Fualaau told THR that despite having gone through the gossip gristmill for decades, he’d still be open to working on a biopic about his relationship. “I love movies — good movies,” Fualaau said. “And I admire ones that capture the essence and complications of real-life events. You know, movies that allow you to see or realize something new every time you watch them. Those kinds of writers and directors — someone who can do that — would be perfect to work with, because my story is not nearly as simple as this movie [portrays].”
Reps for Netflix, Haynes, and Melton did not immediately respond to Rolling Stone’s requests for comment.
Haynes told Rolling Stone last month that the production made a conscious decision not to reach out to Fualaau. “We were advised from a legal standpoint to try to keep a separation between the [film and Fualaau],” he said. “And one wants to just respect his whole process and whatever that has been like since [Letourneau] passed away. And Mary Kay Letourneau as a subject is a very distinctive power or force, some of which inspired our tabloid imagery in the film that Natalie’s collected. We all needed ways of understanding how this myth was erected in her head that allowed this to occur.”

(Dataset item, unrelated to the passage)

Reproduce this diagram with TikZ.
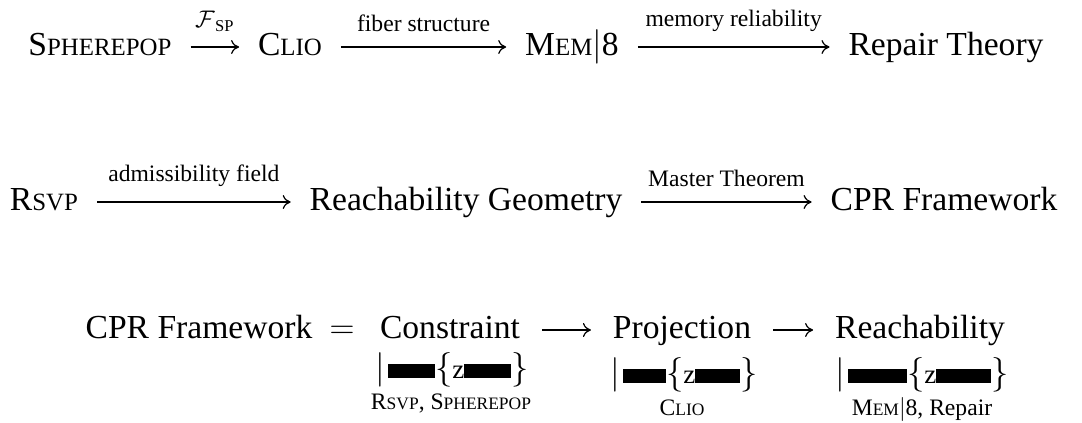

In another Rolling Stone interview, Melton described how he interpreted his character. “I felt this intuitive connection to who I thought Joe was — this repressed man, this loneliness, this sense of masking and layering himself in order to navigate and survive in life,” he said. “Joe doesn’t know how to take up space. Joe is protective of himself. So there’s this idea of thinking about the psychology of everything that just felt natural. To protect myself, maybe in a way I’m protecting Joe.”